U.C. Irvine Law Professor Rick Hasen suggests that “D.C. Circuit Judge Sri Srinivasan is perhaps the most attractive potential Supreme Court nominee.” He reasons that, by nominating the “moderate” (conservative?) jurist, the president would “put pressure on” Senate Majority Leader Mitch “McConnell to allow a Senate confirmation vote.” After all, when Obama nominated him to the D.C. Circuit Court of Appeal, Srinivasan was unanimously confirmed by a 97-0 vote in the Senate.
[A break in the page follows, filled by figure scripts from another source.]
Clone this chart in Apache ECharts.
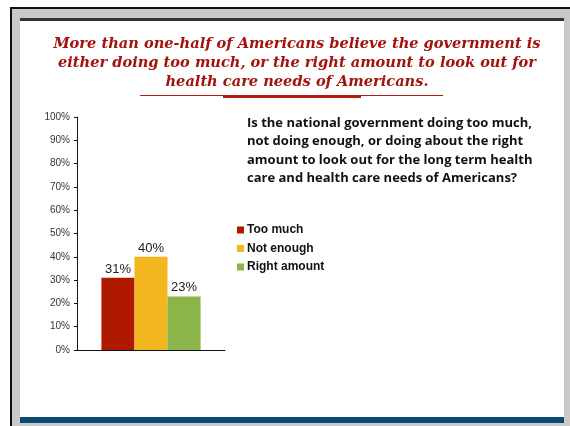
<!DOCTYPE html>
<html>
<head>
<meta charset="utf-8">
<script src="https://cdn.jsdelivr.net/npm/echarts@6/dist/echarts.min.js"></script>
<style>
  html, body { margin: 0; padding: 0; background: #fff; }
  #chart { width: 570px; height: 426px; }
</style>
</head>
<body>
<div id="chart"></div>
<script>
// Survey answers and their shares (percent)
const categories = ['Too much', 'Not enough', 'Right amount'];
const shares = [31, 40, 23];
const colors = ['#AE1900', '#F2B71F', '#8BB548'];
const yTicks = { min: 0, max: 100, interval: 10 };

const headline = 'More than one-half of Americans believe the government is\neither doing too much, or the right amount to look out for\nhealth care needs of Americans.';
const question = 'Is the national government doing too much,\nnot doing enough, or doing about the right\namount to look out for the long term health\ncare and health care needs of Americans?';

const chart = echarts.init(document.getElementById('chart'), null, { renderer: 'canvas' });

const series = categories.map((name, i) => ({
  name: name,
  type: 'bar',
  data: [shares[i]],
  barGap: '0%',
  barCategoryGap: '33%',
  itemStyle: { color: colors[i] },
  label: {
    show: true,
    position: 'top',
    distance: 2,
    formatter: '{c}%',
    color: '#222',
    fontFamily: 'Liberation Sans, Arial, sans-serif',
    fontSize: 13
  }
}));

chart.setOption({
  backgroundColor: '#fff',
  animation: false,
  graphic: [
    // slide frame
    { type: 'rect', z: -10, shape: { x: 10, y: 7, width: 560, height: 419 }, style: { fill: '#111' } },
    { type: 'rect', z: -9, shape: { x: 12, y: 9, width: 558, height: 417 }, style: { fill: '#C9C9C9' } },
    { type: 'rect', z: -8, shape: { x: 20, y: 18, width: 544, height: 405 }, style: { fill: '#fff' } },
    { type: 'rect', z: -7, shape: { x: 20, y: 18, width: 544, height: 3 }, style: { fill: '#333' } },
    { type: 'rect', z: -7, shape: { x: 20, y: 417, width: 544, height: 6 }, style: { fill: '#0B4872' } },
    // headline underline
    { type: 'rect', shape: { x: 140, y: 95, width: 303, height: 1 }, style: { fill: '#B01E10' } },
    { type: 'rect', shape: { x: 223, y: 95, width: 138, height: 3 }, style: { fill: '#B01E10' } },
    // question text
    {
      type: 'text', left: 247, top: 114,
      style: {
        text: question,
        fill: '#111',
        font: 'bold 13px "Open Sans", Lato, sans-serif',
        lineHeight: 18.4
      }
    }
  ],
  title: {
    text: headline,
    left: 292,
    top: 30,
    textAlign: 'center',
    textStyle: {
      color: '#A3130C',
      fontFamily: '"DejaVu Serif", serif',
      fontStyle: 'italic',
      fontWeight: 'bold',
      fontSize: 14.6,
      lineHeight: 19
    }
  },
  legend: {
    data: categories,
    orient: 'vertical',
    left: 232,
    top: 219,
    icon: 'rect',
    itemWidth: 7,
    itemHeight: 7,
    itemGap: 6.5,
    textStyle: {
      color: '#111',
      fontWeight: 'bold',
      fontSize: 12,
      fontFamily: 'Liberation Sans, Arial, sans-serif',
      padding: [0, 0, 0, -2]
    }
  },
  grid: { left: 77, right: 345, top: 117, bottom: 76, containLabel: false },
  xAxis: {
    type: 'category',
    data: [''],
    axisLine: { lineStyle: { color: '#111', width: 1 } },
    axisTick: { show: false },
    axisLabel: { show: false }
  },
  yAxis: {
    type: 'value',
    min: yTicks.min,
    max: yTicks.max,
    interval: yTicks.interval,
    axisLine: { show: true, lineStyle: { color: '#111', width: 1 } },
    axisTick: { show: true, length: 3, inside: false, lineStyle: { color: '#111' } },
    splitLine: { show: false },
    axisLabel: {
      formatter: '{value}%',
      color: '#333',
      fontSize: 10,
      margin: 7,
      fontFamily: 'Liberation Sans, Arial, sans-serif'
    }
  },
  series: series
});
</script>
</body>
</html>
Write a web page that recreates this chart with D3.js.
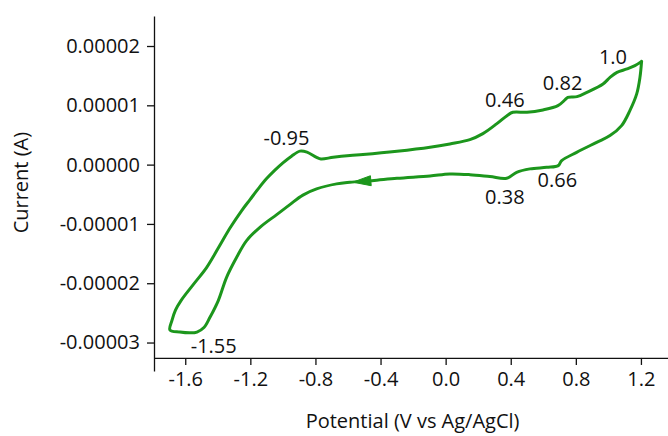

I respectfully disagree. The last thing America needs is a Supreme Court nominee who has been “praised” by Sen. Ted Cruz (R-TX). Indeed, the fact that not even one of the Republican devotees to inequality opposed the Srinivasan nomination is deeply disconcerting.

At the bare minimum, the president would do well to impose the Sanders litmus test. After all, 80% of the American people agree with Bernie Sanders’s insistence that the disastrous Citizens United decision be overturned. The president is faced with a generational choice. He should seek a legal giant.

It appears that Tom Goldstein, founder of the SCOTUS blog, has come up with the ideal nominee in the person of 9th Circuit Judge Paul J. Watford. Watford, an African-American, was an Order of the Coif UCLA Law School graduate. His distinguished legal career included service as an Assistant U.S. Attorney who prosecuted white collar criminals. He clerked for Supreme Court Justice Ruth Bader Ginsberg and Judge Alex Kazinsky of the 9th Circuit.

Unlike Srinivasan, Watford’s 61 – 34 confirmation in 2012 was far from unanimous. But he did receive nine Republican votes — a fact that, according to Goldstein, “gives the Administration considerable ammunition to argue publicly that Republicans, by refusing to process the nomination, are blocking someone who is recognized to be qualified.”


Ultimately, the decision exclusively rests with the President. We can only hope that he choses the jurist who best represents the aspirations of those who elected him in 2012.